Turkish officials say that nearly 8,000 police officers have been suspended on suspicion of having links to the coup attempt at the weekend.
Some 6,000 members of the judiciary and military, including generals, have been detained.
President Recep Tayyip Erdogan vowed to purge state bodies of the "virus" that had caused the revolt.
The US Secretary of State, John Kerry, has stressed the importance of democratic rule.
Speaking in Brussels where he has been meeting European foreign ministers, Mr Kerry said the US stood squarely on the side of the elected leadership in Turkey: "We will certainly support bringing perpetrators of the coup to justice - but we also caution against a reach that goes well beyond that."
Mr Erdogan said on Sunday that Turkey would consider reinstating the death penalty - a suggestion that was met with strong opposition from EU leaders.
"No country can become an EU member if it introduces the death penalty," said the EU's foreign affairs chief, Federica Mogherini.
A spokesman for German Chancellor Angela Merkel was similarly clear that such a move would spell an end to Turkey's longstanding, albeit stalled, application for EU membership.
Capital punishment was abolished in 2004 as part of Turkey's bid to join the bloc.

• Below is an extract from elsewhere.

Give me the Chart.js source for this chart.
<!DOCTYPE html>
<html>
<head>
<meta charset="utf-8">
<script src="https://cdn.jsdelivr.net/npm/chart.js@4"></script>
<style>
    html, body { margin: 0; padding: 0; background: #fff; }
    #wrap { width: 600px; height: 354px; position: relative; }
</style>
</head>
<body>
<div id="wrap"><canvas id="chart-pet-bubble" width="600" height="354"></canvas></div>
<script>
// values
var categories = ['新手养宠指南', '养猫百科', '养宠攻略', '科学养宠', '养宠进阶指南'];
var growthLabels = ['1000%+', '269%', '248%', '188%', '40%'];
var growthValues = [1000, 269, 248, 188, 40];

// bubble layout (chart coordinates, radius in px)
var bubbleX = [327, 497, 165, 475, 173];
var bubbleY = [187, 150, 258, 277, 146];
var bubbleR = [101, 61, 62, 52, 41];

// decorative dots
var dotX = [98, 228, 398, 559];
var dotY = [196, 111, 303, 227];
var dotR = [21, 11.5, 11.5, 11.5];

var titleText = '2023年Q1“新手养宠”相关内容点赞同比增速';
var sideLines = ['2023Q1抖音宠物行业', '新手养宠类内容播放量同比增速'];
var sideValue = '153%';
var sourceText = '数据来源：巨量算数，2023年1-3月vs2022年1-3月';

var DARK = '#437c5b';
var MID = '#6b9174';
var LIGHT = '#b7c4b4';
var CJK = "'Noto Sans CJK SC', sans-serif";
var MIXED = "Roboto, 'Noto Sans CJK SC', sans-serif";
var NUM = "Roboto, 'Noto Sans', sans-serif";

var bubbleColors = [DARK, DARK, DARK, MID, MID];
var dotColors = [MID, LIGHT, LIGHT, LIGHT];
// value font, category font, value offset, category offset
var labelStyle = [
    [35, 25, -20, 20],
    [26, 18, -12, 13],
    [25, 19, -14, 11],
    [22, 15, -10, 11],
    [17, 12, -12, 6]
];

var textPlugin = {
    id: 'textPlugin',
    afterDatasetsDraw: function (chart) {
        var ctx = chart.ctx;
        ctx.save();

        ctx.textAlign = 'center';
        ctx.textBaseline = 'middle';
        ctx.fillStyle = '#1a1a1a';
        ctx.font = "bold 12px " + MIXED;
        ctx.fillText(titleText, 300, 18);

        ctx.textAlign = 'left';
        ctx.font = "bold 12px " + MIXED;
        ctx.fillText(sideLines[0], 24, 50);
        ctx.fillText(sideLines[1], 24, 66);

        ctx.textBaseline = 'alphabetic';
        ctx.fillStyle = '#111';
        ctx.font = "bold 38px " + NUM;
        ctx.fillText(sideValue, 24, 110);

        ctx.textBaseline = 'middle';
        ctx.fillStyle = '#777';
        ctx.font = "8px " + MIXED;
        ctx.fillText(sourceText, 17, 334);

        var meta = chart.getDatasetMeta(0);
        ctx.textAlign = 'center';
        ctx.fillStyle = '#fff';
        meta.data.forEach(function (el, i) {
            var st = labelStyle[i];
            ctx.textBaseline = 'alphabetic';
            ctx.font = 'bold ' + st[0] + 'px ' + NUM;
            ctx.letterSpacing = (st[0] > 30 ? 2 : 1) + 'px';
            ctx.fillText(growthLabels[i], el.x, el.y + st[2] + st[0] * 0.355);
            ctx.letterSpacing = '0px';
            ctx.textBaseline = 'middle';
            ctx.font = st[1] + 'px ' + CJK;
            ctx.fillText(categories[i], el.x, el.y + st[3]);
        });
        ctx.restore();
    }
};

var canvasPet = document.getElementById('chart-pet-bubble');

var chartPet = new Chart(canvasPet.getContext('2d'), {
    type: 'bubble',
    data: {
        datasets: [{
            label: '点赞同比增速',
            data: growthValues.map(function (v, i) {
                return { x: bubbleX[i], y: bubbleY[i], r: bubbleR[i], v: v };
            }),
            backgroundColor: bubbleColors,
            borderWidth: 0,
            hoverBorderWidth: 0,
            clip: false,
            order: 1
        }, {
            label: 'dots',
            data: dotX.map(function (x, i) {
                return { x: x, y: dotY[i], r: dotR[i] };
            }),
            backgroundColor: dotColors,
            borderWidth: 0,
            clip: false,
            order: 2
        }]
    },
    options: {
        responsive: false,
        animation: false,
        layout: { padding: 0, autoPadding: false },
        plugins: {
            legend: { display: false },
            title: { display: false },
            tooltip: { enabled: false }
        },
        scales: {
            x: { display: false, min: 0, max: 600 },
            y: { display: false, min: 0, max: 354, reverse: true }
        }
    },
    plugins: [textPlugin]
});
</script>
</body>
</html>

Nobody has been executed in the country since 1984.
Turkish Prime Minister Binali Yildirim said that 208 "martyrs" had lost their lives during the failed coup attempt, including 60 police, three soldiers and 145 civilians. Another 1,491 were injured, he said.

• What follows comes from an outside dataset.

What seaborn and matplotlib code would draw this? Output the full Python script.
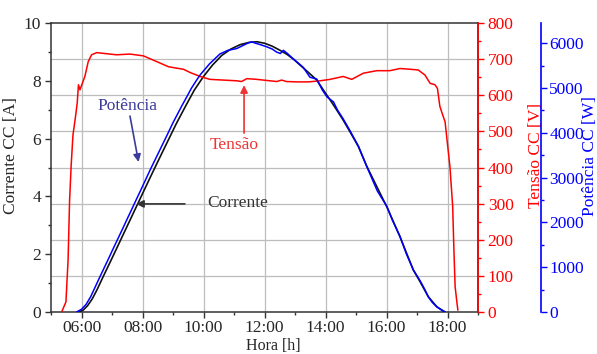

Twenty-four alleged coup plotters were killed, Mr Yildirim said - a smaller number than Turkish officials previously reported.
Little room for taking risks: analysis by Rengin Arslan, BBC Turkish, Istanbul
Three years ago when the AK Party government began its fight against Fethullah Gulen - a cleric in self-imposed exile in the US, who was a close ally of Mr Erdogan for years - it began with the police department.

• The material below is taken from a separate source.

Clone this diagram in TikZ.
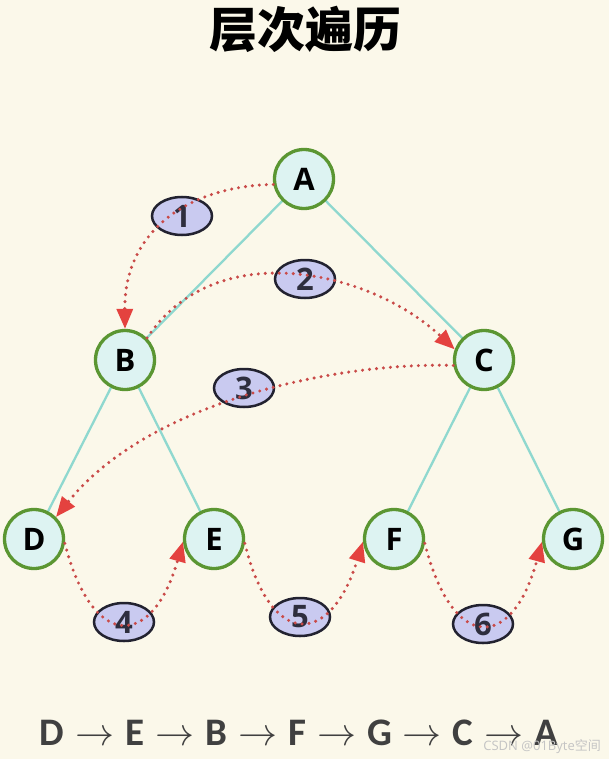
\documentclass[tikz,border=0pt]{standalone}
\usepackage{fix-cm}
\usepackage{fontspec}
\setmainfont{Open Sans}
\newfontfamily\cjk{Noto Sans CJK SC}
\newfontfamily\seqfont{Carlito}
\usetikzlibrary{shapes.geometric,arrows.meta}
\definecolor{bg}{HTML}{FBF8EA}
\definecolor{nodefill}{HTML}{DDF3F2}
\definecolor{nodeline}{HTML}{5B9632}
\definecolor{edgecol}{HTML}{8FD8CF}
\definecolor{ellfill}{HTML}{C9CAF0}
\definecolor{ellline}{HTML}{222230}
\definecolor{dotred}{HTML}{C94A48}
\definecolor{headred}{HTML}{E4423F}
\definecolor{digit}{HTML}{2E2E3E}
\definecolor{seqcol}{HTML}{404040}
\definecolor{wm}{HTML}{C4C4C4}
\newcommand{\seqarrow}{\hspace{11pt}$\rightarrow$\hspace{11pt}}
\tikzset{
  treenode/.style={circle,draw=nodeline,fill=nodefill,line width=3.3pt,inner sep=0pt,minimum size=59pt,font=\fontsize{31}{31}\selectfont\bfseries},
  treeedge/.style={draw=edgecol,line width=2.3pt},
  stepell/.style={ellipse,draw=ellline,fill=ellfill,line width=2.5pt,inner sep=0pt,minimum width=60pt,minimum height=38pt,text=digit,font=\fontsize{31}{31}\selectfont\bfseries},
  visit/.style={draw=dotred,line width=3.4pt,line cap=round,dash pattern=on 0pt off 7pt,-{Triangle[length=20pt,width=16pt,fill=headred,color=headred]}}
}
\begin{document}
\begin{tikzpicture}[x=1pt,y=-1pt]
\path[fill=bg] (0,0) rectangle (609,759);
\useasboundingbox (0,0) rectangle (609,759);
\node (title) at (305,29) {\cjk\bfseries\fontsize{48}{48}\selectfont 层次遍历};
% edges
\coordinate (pA) at (304,179);
\coordinate (pB) at (125,360);
\coordinate (pC) at (484,360);
\coordinate (pD) at (34,539);
\coordinate (pE) at (214,539);
\coordinate (pF) at (394,539);
\coordinate (pG) at (573,539);
\draw[treeedge] (pA) -- (pB);
\draw[treeedge] (pA) -- (pC);
\draw[treeedge] (pB) -- (pD);
\draw[treeedge] (pB) -- (pE);
\draw[treeedge] (pC) -- (pF);
\draw[treeedge] (pC) -- (pG);
% nodes
\node[treenode] (A) at (pA) {A};
\node[treenode] (B) at (pB) {B};
\node[treenode] (C) at (pC) {C};
\node[treenode] (D) at (pD) {D};
\node[treenode] (E) at (pE) {E};
\node[treenode] (F) at (pF) {F};
\node[treenode] (G) at (pG) {G};
% step labels
\node[stepell] (s1) at (182,216) {1};
\node[stepell] (s2) at (305,279) {2};
\node[stepell] (s3) at (244,388) {3};
\node[stepell] (s4) at (124,622) {4};
\node[stepell] (s5) at (300,617) {5};
\node[stepell] (s6) at (483,624) {6};
% visiting arrows
\draw[visit] (A.190) .. controls (190,186) and (124,230) .. (B.north);
\draw[visit] (B.45) .. controls (215,235) and (370,270) .. (C.160);
\draw[visit] (C.190) .. controls (340,362) and (150,400) .. (D.45);
\draw[visit] (D.-8) .. controls (92,650) and (152,650) .. (E.185);
\draw[visit] (E.-8) .. controls (270,648) and (330,648) .. (F.185);
\draw[visit] (F.-8) .. controls (452,652) and (512,652) .. (G.185);
% sequence
\node[text=seqcol] (seq) at (299,733) {\seqfont\bfseries\fontsize{39}{39}\selectfont D\seqarrow E\seqarrow B\seqarrow F\seqarrow G\seqarrow C\seqarrow A};
\node[anchor=east,text=wm,inner sep=0pt] (mark) at (601,747) {\fontsize{13}{13}\selectfont CSDN @01Byte{\cjk 空间}};
\end{tikzpicture}
\end{document}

The government knew where to find Gulen supporters, in part because it had helped them to take positions within the police when they were still allies.
When the fight against Gulen movement started thousands of police were moved sideways into roles where they would not harm the government.
Now, instead of being reshuffled, thousands of police personnel have been suspended from their duties.
Obviously Mr Erdogan has little room for taking risks. In a country which also faces threats from so-called Islamic State and Kurdish militants in its big cities, and has been targeted by suicide bombs, it is difficult to predict what the result of these large-scale suspensions will be. But with these personnel or without them, it will take time for anyone in Turkey to feel safe.
More than 100 generals and admirals have been detained in raids across the country.
Police and prosecutors searched Incirlik air base near the Syrian border on Monday.
The base is used by warplanes of the US-led coalition against so-called Islamic State to launch attacks on the group in Syria. Turkey had restricted flights from the base in the hours following the coup attempt.
The air force academy in Istanbul was raided on Monday morning.
According to state media, prosecutors have begun questioning an alleged ringleader of the coup attempt, former air force commander Akin Ozturk.
Overnight and into Monday morning the suspended police officers were called to regional headquarters and forced to hand over their weapons, Hurriyet reports.
Many provincial governors and judges have also been relieved of their duties.
The Turkish government accuses cleric Fethullah Gulen of being behind the plot.
Mr Gulen lives in the US and strongly denies any involvement. Mr Kerry said Turkey must produce evidence to support any extradition application for the cleric.
Eight Turkish military officers who fled to Greece by helicopter appeared in court in the Greek border city of Alexandropouli charged with entering the country illegally. Proceedings were adjourned until Thursday.
Turkey has requested their extradition; they have applied for asylum in Greece.
Ms Mogherini stressed the importance of the rule of law prevailing, and said ministers shared concerns about "what is happening in Turkey in these hours" - a reference to the rounding up of suspects.
"We need to respect, have Turkey respect, democracy, human rights and fundamental freedoms," she said.
Johannes Hahn, the commissioner in Brussels dealing with Turkey's accession negotiations, said it appeared the Turkish government had pre-prepared lists of people to arrest before the coup attempt.
The Turkish government says it was gathering evidence of a "secretive organisation" working within state structures even before the failed coup.